Raw data:
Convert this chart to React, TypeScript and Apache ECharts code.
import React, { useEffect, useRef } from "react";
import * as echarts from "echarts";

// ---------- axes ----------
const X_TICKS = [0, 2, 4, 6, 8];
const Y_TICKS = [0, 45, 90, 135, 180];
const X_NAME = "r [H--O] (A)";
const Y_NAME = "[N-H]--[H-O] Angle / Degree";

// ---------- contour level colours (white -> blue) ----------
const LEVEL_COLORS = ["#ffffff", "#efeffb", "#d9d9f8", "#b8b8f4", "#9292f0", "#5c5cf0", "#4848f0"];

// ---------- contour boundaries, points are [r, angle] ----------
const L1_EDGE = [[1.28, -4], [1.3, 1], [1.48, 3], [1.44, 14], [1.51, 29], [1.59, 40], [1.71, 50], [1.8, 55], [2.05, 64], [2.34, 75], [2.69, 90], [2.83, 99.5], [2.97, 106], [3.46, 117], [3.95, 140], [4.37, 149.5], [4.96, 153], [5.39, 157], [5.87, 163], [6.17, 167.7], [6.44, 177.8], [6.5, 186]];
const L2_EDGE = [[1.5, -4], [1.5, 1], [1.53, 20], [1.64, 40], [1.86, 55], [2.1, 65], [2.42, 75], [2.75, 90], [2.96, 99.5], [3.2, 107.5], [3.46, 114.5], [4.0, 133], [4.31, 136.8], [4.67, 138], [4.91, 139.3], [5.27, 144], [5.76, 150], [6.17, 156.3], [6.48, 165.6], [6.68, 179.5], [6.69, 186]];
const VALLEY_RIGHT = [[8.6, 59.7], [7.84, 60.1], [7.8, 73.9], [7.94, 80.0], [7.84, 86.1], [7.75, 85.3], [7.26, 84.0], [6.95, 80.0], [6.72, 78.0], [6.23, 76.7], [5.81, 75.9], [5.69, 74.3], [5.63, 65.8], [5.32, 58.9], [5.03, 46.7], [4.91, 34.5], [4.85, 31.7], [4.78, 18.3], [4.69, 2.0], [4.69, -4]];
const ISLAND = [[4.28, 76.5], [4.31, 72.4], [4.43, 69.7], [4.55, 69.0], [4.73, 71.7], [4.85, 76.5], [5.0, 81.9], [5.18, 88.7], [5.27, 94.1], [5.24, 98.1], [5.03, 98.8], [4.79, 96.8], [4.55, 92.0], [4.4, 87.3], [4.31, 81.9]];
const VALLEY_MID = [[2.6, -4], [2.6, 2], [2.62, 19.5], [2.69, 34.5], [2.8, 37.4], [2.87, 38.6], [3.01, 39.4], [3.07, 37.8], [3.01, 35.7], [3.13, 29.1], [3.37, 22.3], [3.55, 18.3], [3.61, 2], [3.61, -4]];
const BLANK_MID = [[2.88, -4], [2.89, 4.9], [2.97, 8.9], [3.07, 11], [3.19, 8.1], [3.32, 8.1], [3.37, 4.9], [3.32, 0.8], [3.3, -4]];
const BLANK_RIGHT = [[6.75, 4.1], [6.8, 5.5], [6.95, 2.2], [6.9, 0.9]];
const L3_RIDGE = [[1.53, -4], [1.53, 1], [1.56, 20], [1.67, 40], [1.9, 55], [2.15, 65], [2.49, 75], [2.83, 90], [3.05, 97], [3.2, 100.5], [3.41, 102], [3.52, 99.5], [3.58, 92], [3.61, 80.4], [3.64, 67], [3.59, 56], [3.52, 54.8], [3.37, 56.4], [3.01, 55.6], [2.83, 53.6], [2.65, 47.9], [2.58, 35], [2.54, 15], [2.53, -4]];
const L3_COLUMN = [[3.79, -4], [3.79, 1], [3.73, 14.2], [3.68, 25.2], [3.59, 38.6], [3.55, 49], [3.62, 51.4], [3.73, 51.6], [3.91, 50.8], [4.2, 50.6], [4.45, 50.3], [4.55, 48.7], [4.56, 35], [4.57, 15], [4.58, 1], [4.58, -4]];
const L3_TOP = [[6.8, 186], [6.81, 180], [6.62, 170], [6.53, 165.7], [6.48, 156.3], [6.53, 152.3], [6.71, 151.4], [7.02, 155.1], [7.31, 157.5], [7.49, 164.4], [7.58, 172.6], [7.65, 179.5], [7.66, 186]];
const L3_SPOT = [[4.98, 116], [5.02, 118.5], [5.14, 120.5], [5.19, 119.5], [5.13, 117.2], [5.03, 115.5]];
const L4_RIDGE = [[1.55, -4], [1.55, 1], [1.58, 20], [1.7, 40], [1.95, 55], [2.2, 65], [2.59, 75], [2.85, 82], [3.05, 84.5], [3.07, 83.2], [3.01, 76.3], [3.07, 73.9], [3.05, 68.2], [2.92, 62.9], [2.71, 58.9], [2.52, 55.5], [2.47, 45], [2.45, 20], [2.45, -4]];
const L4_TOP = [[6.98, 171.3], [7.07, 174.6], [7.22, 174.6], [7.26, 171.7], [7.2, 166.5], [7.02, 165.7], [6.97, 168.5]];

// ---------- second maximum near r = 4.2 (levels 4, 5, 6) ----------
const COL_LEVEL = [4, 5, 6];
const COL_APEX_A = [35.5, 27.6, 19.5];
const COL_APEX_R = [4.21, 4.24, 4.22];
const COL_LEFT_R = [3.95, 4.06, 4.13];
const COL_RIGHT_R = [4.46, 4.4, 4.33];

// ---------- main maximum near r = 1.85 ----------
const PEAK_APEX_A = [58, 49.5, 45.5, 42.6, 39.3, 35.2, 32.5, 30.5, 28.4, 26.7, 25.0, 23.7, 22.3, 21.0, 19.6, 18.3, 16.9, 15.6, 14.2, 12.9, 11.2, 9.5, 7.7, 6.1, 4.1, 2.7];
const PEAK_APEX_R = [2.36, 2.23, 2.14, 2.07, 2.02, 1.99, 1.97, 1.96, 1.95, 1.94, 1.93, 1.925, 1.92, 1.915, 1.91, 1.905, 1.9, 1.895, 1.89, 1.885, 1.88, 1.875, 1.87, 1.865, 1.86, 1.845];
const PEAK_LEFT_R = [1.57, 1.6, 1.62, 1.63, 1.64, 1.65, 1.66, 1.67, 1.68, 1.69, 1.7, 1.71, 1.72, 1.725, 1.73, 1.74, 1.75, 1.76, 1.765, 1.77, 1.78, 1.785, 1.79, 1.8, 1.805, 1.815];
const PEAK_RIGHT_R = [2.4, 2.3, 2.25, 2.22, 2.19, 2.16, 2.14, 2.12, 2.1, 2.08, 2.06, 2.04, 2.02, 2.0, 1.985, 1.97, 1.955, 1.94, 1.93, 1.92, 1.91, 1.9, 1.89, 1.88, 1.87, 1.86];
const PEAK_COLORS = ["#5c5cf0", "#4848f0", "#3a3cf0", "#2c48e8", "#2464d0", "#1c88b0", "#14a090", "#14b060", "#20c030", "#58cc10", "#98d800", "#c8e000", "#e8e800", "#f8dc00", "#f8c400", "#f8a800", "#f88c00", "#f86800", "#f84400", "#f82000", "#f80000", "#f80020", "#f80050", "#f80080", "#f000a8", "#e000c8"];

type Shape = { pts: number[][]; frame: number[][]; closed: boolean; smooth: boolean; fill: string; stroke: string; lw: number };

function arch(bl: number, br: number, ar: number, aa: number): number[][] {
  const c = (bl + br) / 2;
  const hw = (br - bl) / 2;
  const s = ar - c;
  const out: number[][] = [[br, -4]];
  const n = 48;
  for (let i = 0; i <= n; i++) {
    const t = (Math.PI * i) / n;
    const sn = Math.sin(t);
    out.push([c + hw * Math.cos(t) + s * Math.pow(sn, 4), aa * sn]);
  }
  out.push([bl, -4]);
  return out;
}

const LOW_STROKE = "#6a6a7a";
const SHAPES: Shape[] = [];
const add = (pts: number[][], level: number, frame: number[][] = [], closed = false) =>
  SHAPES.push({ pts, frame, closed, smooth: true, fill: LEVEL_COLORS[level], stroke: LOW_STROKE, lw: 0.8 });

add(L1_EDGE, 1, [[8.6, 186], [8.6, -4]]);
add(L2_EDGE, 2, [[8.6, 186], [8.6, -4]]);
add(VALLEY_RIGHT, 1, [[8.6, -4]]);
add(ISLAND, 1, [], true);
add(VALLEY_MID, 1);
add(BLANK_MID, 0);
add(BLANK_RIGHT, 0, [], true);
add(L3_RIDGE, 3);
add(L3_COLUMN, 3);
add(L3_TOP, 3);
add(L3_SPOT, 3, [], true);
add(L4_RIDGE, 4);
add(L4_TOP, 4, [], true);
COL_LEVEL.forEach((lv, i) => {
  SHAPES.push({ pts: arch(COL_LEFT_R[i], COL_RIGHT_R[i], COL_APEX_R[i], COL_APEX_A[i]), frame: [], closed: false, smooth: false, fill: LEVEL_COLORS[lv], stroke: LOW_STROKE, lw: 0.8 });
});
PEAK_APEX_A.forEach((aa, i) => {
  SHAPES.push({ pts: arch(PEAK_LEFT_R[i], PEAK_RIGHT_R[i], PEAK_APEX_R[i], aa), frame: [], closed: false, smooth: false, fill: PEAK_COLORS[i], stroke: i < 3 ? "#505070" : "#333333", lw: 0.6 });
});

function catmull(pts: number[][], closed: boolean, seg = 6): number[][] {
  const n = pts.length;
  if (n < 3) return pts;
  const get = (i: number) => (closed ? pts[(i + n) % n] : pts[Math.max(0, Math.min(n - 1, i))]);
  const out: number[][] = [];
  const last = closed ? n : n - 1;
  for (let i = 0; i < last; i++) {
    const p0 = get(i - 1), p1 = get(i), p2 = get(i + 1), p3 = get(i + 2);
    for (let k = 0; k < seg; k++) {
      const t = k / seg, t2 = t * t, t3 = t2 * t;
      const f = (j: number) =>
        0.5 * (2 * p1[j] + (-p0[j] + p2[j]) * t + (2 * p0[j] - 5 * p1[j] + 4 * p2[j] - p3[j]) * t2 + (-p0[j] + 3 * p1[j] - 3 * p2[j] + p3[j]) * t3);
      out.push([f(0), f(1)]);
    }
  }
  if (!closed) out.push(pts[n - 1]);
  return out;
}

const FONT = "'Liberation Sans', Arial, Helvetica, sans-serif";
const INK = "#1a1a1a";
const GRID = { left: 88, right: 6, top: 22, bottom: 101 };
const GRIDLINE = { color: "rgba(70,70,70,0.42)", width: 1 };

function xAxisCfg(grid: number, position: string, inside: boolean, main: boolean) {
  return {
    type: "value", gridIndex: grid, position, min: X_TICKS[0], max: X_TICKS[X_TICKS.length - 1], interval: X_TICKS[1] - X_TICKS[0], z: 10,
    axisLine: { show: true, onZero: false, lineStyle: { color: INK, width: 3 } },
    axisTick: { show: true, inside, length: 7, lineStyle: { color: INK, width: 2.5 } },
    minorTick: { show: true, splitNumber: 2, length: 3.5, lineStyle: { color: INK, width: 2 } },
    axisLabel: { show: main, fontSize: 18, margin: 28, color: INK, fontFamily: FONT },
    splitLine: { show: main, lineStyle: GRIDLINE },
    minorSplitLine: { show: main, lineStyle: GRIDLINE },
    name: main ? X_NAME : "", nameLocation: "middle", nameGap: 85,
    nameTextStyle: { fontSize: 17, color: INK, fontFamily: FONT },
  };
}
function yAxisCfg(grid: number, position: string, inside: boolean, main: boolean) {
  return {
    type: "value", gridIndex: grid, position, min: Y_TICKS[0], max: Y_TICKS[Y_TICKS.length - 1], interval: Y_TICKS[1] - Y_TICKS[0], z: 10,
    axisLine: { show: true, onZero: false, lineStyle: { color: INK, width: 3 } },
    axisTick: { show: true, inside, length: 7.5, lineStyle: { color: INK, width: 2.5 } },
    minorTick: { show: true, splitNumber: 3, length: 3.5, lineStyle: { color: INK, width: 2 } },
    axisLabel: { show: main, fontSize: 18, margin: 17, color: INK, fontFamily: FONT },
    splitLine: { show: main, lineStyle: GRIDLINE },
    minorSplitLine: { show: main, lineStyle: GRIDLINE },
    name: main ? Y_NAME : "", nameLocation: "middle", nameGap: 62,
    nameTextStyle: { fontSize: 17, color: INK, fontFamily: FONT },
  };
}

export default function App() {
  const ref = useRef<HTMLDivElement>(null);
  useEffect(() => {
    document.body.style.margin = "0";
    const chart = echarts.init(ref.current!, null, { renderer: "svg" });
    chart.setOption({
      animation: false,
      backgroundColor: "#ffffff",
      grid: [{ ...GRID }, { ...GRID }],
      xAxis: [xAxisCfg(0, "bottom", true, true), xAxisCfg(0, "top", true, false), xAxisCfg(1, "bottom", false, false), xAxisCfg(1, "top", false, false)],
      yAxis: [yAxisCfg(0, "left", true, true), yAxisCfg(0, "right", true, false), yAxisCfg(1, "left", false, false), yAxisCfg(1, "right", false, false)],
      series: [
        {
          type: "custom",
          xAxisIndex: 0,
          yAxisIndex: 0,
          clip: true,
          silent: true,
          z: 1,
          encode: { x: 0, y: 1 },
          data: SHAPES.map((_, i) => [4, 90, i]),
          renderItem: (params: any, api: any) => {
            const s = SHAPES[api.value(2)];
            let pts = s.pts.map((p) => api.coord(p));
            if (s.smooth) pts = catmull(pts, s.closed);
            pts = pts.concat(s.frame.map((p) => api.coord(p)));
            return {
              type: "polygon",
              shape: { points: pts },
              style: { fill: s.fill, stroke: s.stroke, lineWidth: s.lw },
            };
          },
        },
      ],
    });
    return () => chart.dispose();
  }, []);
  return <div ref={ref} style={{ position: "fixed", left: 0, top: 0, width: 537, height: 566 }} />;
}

Written problem: Every line in the data above that contains "React" needs to be copied.

Worked solution:
Convert this chart to React, TypeScript and Apache ECharts code.
import React, { useEffect, useRef } from "react";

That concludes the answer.